▸ **RECORD EXCERPTS**:
* * * *
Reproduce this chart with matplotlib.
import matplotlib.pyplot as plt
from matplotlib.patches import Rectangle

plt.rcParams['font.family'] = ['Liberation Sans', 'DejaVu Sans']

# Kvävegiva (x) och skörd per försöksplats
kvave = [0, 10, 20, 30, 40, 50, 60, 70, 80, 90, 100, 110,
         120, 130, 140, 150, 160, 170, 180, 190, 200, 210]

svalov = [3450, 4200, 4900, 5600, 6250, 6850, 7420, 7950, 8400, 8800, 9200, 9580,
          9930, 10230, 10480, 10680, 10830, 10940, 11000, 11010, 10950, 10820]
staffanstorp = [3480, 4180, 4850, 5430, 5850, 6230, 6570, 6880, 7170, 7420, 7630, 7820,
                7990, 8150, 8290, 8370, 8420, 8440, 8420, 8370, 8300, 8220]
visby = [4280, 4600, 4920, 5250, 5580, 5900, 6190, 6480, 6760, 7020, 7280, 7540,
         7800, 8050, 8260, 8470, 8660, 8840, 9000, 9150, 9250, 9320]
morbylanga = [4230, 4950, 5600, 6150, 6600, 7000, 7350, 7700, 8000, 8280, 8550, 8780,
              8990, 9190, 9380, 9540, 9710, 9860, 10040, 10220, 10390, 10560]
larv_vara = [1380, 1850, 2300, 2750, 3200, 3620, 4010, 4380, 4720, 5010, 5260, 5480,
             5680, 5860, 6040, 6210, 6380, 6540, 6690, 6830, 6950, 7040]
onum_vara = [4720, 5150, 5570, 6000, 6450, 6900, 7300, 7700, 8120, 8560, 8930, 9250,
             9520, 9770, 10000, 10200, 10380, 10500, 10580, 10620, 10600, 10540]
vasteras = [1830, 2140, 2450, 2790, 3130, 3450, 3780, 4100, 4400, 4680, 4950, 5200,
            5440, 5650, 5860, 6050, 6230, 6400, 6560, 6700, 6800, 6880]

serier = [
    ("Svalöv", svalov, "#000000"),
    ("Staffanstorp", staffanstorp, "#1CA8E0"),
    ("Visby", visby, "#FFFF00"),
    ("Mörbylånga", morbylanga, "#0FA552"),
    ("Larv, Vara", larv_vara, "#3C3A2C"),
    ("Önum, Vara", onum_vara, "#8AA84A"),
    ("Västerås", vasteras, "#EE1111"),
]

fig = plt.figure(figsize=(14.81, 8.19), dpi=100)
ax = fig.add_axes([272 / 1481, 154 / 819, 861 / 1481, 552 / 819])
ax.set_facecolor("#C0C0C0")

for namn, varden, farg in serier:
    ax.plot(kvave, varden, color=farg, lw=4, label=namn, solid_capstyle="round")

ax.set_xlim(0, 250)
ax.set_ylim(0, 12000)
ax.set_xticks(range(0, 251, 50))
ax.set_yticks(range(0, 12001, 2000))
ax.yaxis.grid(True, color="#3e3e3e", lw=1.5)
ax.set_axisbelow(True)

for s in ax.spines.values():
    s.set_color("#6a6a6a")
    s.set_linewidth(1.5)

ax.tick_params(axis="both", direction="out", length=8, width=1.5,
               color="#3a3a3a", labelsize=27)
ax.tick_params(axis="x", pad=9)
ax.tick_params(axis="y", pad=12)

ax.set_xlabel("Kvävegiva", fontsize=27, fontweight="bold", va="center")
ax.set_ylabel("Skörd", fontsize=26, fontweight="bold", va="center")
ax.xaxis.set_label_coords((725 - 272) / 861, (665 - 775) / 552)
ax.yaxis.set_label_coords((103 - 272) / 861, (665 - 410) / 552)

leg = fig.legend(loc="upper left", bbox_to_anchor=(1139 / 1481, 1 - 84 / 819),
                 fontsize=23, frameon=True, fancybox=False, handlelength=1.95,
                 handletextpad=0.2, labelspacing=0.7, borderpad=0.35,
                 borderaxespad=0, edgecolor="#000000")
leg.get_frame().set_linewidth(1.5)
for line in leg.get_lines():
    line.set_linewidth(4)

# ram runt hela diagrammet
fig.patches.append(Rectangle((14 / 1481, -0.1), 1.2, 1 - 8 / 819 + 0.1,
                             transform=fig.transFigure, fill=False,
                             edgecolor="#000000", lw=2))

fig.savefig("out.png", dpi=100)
* * * *
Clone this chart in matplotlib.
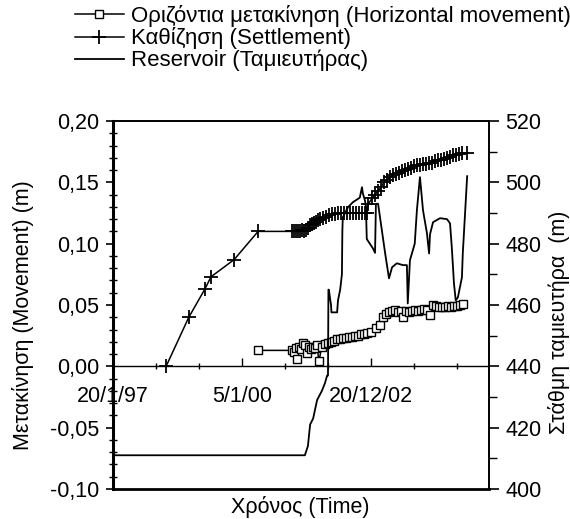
* * * *
Your task is to print the lines from the one containing "Reproduce this chart with matplotlib." through the one containing "plt.rcParams['font.family'] = ['Liberation", exactly and with nothing added.

Reproduce this chart with matplotlib.
import matplotlib.pyplot as plt
from matplotlib.patches import Rectangle

plt.rcParams['font.family'] = ['Liberation Sans', 'DejaVu Sans']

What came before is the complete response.